On Same-Sex “Marriage” Legislation: Political Defections in New York State

 

Last week, The Wall Street Journal reported a shift in political support for same-sex “marriage” legislation in New York State.  Four state senators (three Democrats, one Republican) who had voted against the measure two years ago have now publicly declared their support, and with a few more Republican defections anticipated, politicians on both sides of the issue expect the measure to clear the senate and become law.

For this blog, I’d like to focus on the explanations the politicians offered the WSJ in support of their realignment on the issue.

First, there is republican Sen. Jim Alesi, whose reported rationale was that “Social justice should apply to all.” Few phrases appear more frequently in contemporary ethical discourse than “social justice,” and few are as malleable.  In its context, Alesi’s usage of the term reflects the view that social justice is to be construed as fairness manifesting in identical treatment under the law. More generally, the issue is, for Alesi, a moral one, and on that point we agree. In truth, each and every law (proposed or enacted) reflects a particular vision of what is right and good. Anyone who says “you cannot legislate morality” is either ignorant or dishonest for law by its very nature reflects moral vision—be it good or bad. So, in weighing legislative proposals,  one  ought to carefully consider the moral assumptions that undergird the competing positions. On the issue at hand, Alesi’s conception of  justice is certainly ripe for examination, and it begs the question “what is  justice?” Will justice truly be served if homosexual “marriage” is granted legal sanction?
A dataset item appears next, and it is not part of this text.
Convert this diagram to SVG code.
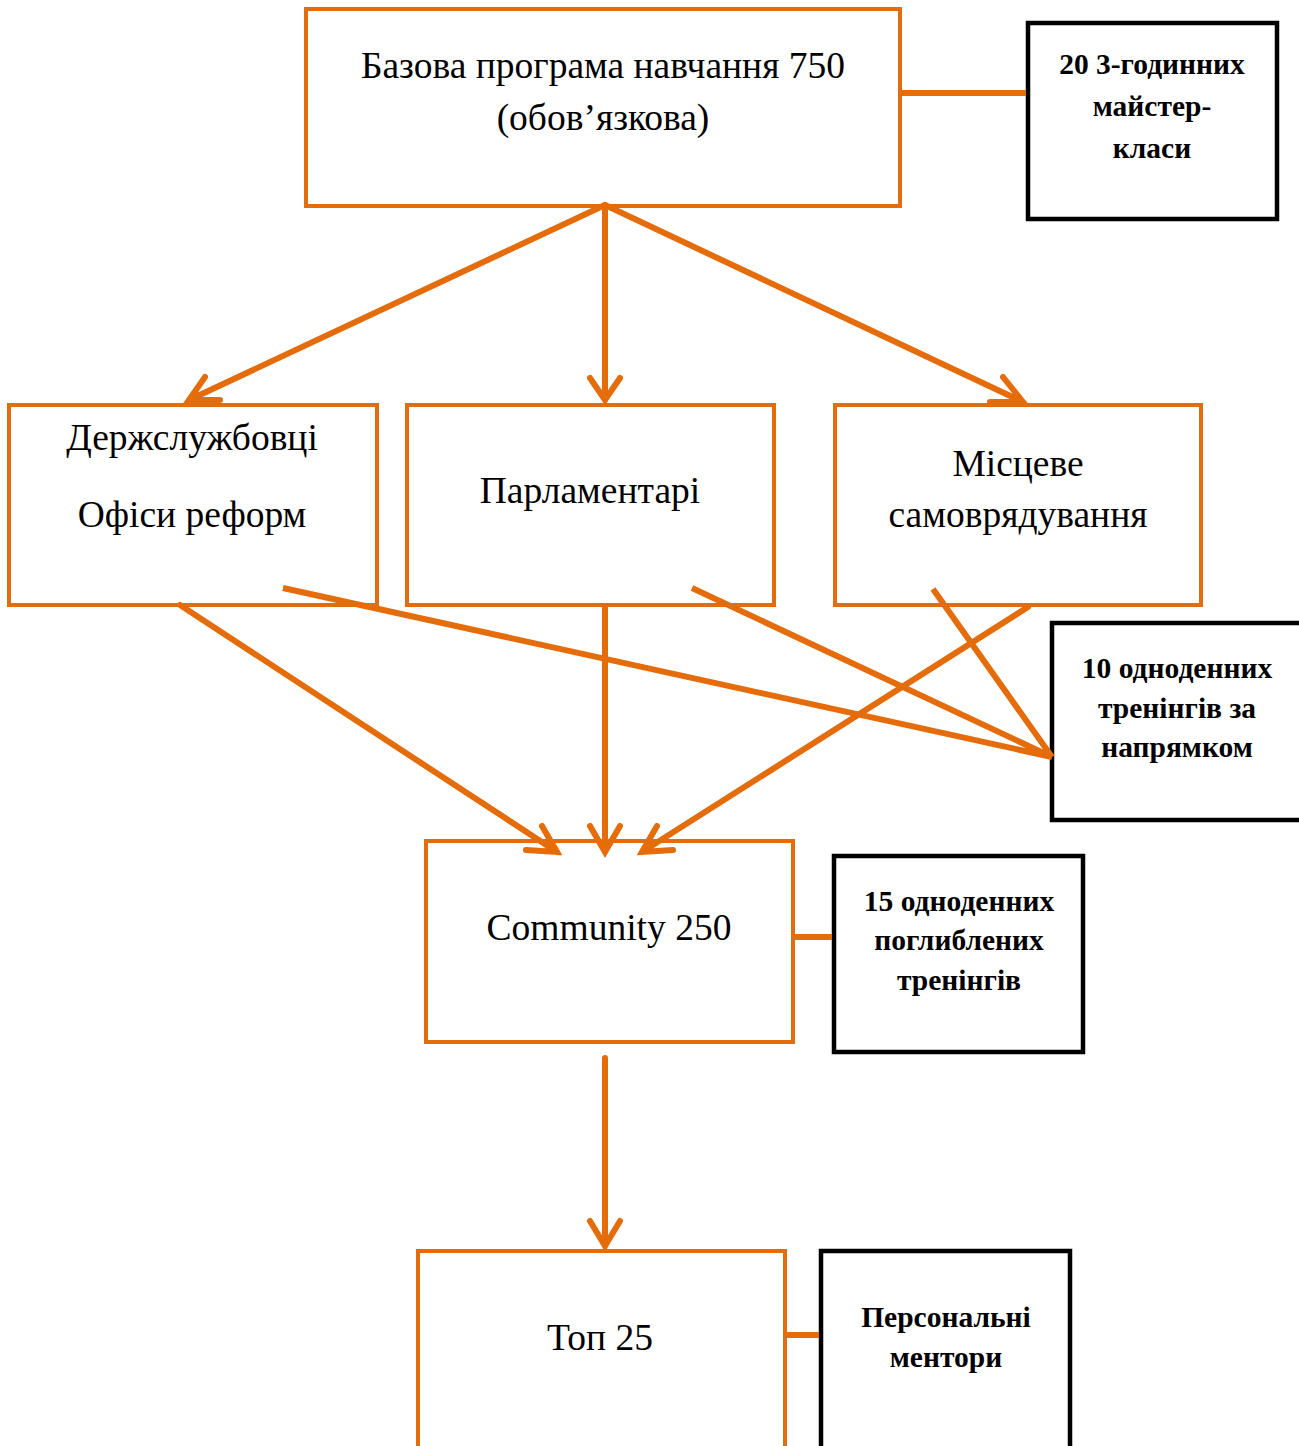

Second, there is the response of Sen. Joseph Addabbo, who reportedly remarked “For me, my vote was about one thing: my people and my district.”  The WSJ reporter, Jacob Gershman,  interpreted Addabbo’s comment as indicative of the senator’s sensitivity to the views of his constituents, and he is probably right though other interpretations are possible.  Less ambiguous was the comment of Addabbo’s colleague, Sen. Shirley Huntley: “I did a survey. I can tell you the numbers had changed.” As presented, Huntley’s position rests on the notion that the legislator’s primary task is to deliver on the preferences of some critical mass of voters, presumably a perceived majority.  Legislating in this manner may be expedient  and facilitative of one’s efforts to remain in power, but is it right and proper? Does government exist merely to ratify and enact the impulse of the majority? To whom are legislators chiefly accountable?

Lastly and, perhaps, most forthright was the explanation of Sen. Carl Kruger, who proudly proclaimed, “We’re about to redefine what the American family is, and that’s a good thing.” Kruger is to be commended for his honest disclosure of intent, but what about his bold moral claim?  Is the social transformation Kruger has in mind truly a “good thing?” By what measure should we assess that claim?

I’ve asked several questions, and certainly there are more. Your thoughts?